In most cases it is advisable to avoid feeding your pet a large meal within two hours of departure time. It is usually best to feed dogs a small meal before you leave and then a larger meal upon arrival at your destination at the end of the day. Cats usually won’t eat when they see you packing anyway, so when you get to your destination be sure to set up a quiet spot for your cat to eliminate and eat.
Pets in the Passenger Cabin
Some airlines permit animals to travel in the cabin as long as they are kept in their carriers and the carrier fits under the seat. Usually, no more than two pets are allowed in a cabin per flight, so make reservations well in advance and double check the airline’s regulations. As a general rule, pets permitted to travel in the cabin may weigh no more than 20 pounds.

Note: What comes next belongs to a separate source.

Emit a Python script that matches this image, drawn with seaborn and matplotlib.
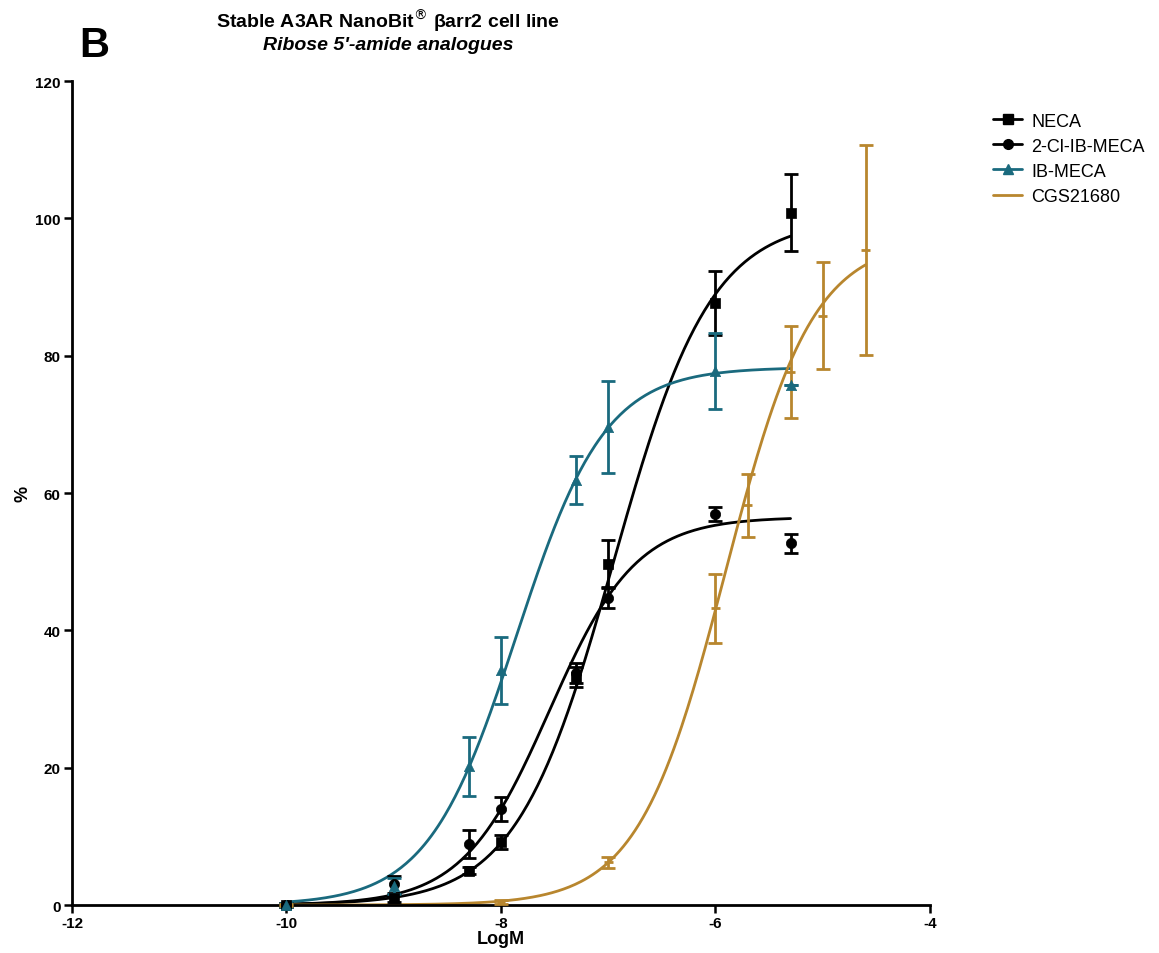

Most airlines charge between $80 and $100 one way for a pet in the cabin. When you arrive at the security gate, you will be required to remove your pet from its carrier and send the carrier through the X-ray machine. Be sure to have a collar or harness and leash attached to your pet. Most airlines have approved soft-sided carriers, such as the Sherpa bag, for cabin travel.
To avoid delays, be sure to have your pet’s health certificate and boarding pass ready when you approach the security gate.
Flying Your Pet As Baggage or Cargo
To travel on your flight as excess baggage, the total weight of your pet and its carrier must not exceed 100 pounds in most cases. If the weight of the animal and carrier combined is greater than that, most airlines will only allow the pet to be shipped as cargo.
If the weight of your pet and its carrier exceeds the maximum weight allowed to fly as excess baggage, she may have to fly as cargo. Airlines do not guarantee that a pet flying as cargo will be on the same flight as you. Pricing also changes: it will be based on the weight and/or the measurements of the kennel. Flying as cargo is one of the most hazardous ways to transport your pet. If this is your only option, you must be even more careful to question the airline on every aspect of your pet’s journey.
The check-in process can take a bit of time, so get to the airport at least 2-3 hours before flight time.
Have all your paperwork ready and be friendly to everyone at the airline: remember, they will be taking care of your pet. Bring a health certificate that was issued no more than 10 days before the flight.
Bring a carrier that is airline-approved and properly fitted to your pet. Approved crates will be marked as such, and appropriately sized crates should be big enough for your pet to stand up, turn around and lie down in with ease.
If the carrier is too large, your animal could be hurt because too much movement means he is more likely to be banged around. The crate must be sturdy and well-ventilated and contain plastic food and water dishes (these usually come with the crate). Don’t include toys because they increase they possibility of choking. A piece of your old clothes or a blanket or towel from home may help to relax your pet a bit.
Identify the carrier clearly so you can spot it from a distance. Tape a friendly note on the top of the crate with all relevant information regarding your pet. A sample might be: "Hi, my name is Frisky. I am a 7-year-old Labrador retriever. I am going to St. Paul, MN, on Flight 5203. This is my first flight, so I am a little nervous. Thank you for taking good care of me."
After you check your pet in, go to your gate and watch to make sure your pet is safely loaded (a brightly marked carrier will make it easy to spot your animal). If possible ask one of the airline employees to reconfirm with baggage personnel that your pet is aboard.
If you must change planes at a stopover, check with airline personnel again to make sure your pet has made the connection. If there will be a long delay in the second flight departure, claim your pet, take him for a quick walk, etc. and then reboard him. After arrival your pet will be delivered to the baggage-claim area.